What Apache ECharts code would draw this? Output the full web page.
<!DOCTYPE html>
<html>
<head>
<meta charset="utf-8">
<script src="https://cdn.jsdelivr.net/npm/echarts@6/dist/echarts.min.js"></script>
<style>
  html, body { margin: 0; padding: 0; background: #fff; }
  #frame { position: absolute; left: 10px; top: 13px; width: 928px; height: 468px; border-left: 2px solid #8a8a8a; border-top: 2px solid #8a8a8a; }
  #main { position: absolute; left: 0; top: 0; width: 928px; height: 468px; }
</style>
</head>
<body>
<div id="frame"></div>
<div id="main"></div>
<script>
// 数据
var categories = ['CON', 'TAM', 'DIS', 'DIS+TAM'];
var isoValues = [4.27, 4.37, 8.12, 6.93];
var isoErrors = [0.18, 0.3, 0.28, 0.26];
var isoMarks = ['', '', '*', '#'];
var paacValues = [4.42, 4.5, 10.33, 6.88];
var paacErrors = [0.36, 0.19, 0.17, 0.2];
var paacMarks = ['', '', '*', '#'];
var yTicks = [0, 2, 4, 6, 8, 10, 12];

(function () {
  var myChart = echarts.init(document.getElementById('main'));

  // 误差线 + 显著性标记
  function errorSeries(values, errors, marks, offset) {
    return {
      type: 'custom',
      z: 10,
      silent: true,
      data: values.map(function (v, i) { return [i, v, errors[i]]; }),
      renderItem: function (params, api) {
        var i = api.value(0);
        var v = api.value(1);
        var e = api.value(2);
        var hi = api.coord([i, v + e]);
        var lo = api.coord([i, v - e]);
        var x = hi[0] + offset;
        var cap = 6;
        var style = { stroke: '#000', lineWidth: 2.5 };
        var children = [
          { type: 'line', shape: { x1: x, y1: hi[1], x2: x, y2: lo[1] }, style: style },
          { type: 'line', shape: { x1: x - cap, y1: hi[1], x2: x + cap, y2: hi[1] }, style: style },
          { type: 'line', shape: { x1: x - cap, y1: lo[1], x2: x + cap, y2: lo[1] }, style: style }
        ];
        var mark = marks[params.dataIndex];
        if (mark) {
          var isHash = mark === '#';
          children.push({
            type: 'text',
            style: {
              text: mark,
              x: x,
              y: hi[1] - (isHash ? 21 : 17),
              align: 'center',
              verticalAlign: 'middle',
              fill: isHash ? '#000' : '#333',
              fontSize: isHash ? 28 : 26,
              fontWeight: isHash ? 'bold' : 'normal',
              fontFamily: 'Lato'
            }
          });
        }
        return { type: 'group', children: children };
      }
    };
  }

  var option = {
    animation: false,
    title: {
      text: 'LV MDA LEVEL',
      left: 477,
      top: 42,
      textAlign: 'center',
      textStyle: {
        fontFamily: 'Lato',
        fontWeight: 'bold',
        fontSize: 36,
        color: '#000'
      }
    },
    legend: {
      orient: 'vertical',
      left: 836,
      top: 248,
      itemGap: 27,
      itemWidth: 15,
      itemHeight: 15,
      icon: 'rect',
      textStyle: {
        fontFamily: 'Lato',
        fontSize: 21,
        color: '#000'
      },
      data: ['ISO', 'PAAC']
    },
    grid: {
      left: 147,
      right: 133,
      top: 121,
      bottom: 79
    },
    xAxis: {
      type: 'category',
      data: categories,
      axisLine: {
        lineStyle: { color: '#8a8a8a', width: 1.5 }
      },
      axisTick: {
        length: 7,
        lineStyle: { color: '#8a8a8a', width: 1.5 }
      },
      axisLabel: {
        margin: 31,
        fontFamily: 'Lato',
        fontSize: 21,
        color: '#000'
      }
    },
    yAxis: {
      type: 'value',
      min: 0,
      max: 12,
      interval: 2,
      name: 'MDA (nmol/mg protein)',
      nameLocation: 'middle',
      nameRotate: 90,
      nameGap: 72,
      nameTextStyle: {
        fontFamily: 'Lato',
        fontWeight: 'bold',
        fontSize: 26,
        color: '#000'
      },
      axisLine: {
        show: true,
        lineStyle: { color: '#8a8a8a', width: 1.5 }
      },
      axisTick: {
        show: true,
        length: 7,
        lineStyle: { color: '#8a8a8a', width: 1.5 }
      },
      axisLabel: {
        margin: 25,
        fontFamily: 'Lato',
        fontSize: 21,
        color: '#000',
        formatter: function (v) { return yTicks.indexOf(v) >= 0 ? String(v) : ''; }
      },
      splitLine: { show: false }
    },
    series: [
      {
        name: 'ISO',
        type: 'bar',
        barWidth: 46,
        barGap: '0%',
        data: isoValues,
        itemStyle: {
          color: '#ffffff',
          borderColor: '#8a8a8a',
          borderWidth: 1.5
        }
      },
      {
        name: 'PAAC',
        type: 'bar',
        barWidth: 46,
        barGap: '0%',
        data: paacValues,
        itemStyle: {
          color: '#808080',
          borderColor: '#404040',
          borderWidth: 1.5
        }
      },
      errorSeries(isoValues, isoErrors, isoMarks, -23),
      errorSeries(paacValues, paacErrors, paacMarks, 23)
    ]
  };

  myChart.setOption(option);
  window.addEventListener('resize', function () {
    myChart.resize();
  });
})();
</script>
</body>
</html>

==

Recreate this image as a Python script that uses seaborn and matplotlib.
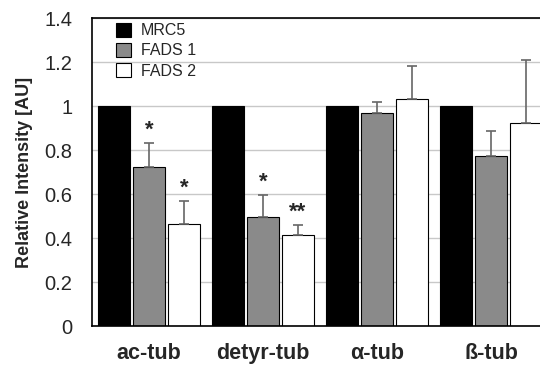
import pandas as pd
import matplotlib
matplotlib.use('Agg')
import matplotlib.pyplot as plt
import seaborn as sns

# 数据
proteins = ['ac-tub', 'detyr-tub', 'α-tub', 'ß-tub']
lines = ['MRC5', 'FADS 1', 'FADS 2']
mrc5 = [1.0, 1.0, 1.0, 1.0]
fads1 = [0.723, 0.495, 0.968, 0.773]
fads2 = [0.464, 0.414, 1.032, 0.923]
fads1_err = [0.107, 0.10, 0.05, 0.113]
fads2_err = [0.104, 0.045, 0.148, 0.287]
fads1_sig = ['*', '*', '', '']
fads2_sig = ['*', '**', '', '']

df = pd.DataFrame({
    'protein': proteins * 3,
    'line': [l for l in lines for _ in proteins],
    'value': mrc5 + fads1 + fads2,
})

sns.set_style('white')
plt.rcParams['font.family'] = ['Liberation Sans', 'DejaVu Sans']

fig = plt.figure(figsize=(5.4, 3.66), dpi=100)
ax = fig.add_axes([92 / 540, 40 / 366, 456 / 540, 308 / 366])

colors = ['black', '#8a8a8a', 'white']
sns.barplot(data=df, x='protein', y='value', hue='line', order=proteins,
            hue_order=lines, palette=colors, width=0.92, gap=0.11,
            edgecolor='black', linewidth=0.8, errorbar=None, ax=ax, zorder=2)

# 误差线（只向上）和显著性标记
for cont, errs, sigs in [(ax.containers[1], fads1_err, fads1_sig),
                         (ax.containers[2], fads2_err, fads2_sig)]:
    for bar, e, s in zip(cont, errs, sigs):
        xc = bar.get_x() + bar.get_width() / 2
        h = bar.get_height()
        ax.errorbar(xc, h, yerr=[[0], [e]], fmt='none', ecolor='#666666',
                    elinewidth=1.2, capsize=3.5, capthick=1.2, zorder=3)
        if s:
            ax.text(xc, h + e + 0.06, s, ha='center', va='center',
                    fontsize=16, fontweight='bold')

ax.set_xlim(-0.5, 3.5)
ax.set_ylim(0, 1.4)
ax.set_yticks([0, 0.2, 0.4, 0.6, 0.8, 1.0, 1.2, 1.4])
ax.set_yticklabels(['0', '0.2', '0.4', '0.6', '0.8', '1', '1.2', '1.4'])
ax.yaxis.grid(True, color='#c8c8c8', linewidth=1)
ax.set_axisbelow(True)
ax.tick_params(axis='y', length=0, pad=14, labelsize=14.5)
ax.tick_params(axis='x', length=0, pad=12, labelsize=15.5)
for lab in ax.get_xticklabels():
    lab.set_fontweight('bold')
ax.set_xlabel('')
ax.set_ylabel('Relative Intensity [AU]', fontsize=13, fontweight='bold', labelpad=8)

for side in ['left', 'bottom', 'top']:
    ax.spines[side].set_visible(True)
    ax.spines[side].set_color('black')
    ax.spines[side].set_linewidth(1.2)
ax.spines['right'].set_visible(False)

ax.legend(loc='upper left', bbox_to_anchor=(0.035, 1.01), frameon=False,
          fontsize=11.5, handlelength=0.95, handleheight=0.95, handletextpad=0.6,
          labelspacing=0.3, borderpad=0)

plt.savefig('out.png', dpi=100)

---

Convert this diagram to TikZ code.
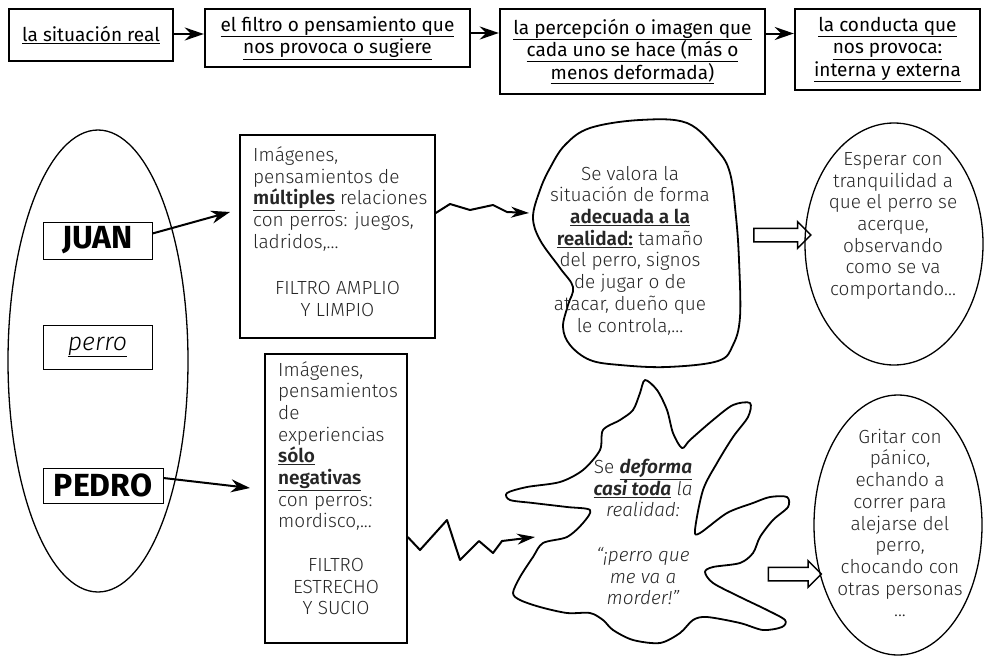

- _Required work_:
From the line with "Recreate this image" to the line with "fads2_sig = ['*', '**', '', '']", set down those lines word for word and only those, counting both ends. Pictures stay out of the copy.

- _Completed task_:
Recreate this image as a Python script that uses seaborn and matplotlib.
import pandas as pd
import matplotlib
matplotlib.use('Agg')
import matplotlib.pyplot as plt
import seaborn as sns

# 数据
proteins = ['ac-tub', 'detyr-tub', 'α-tub', 'ß-tub']
lines = ['MRC5', 'FADS 1', 'FADS 2']
mrc5 = [1.0, 1.0, 1.0, 1.0]
fads1 = [0.723, 0.495, 0.968, 0.773]
fads2 = [0.464, 0.414, 1.032, 0.923]
fads1_err = [0.107, 0.10, 0.05, 0.113]
fads2_err = [0.104, 0.045, 0.148, 0.287]
fads1_sig = ['*', '*', '', '']
fads2_sig = ['*', '**', '', '']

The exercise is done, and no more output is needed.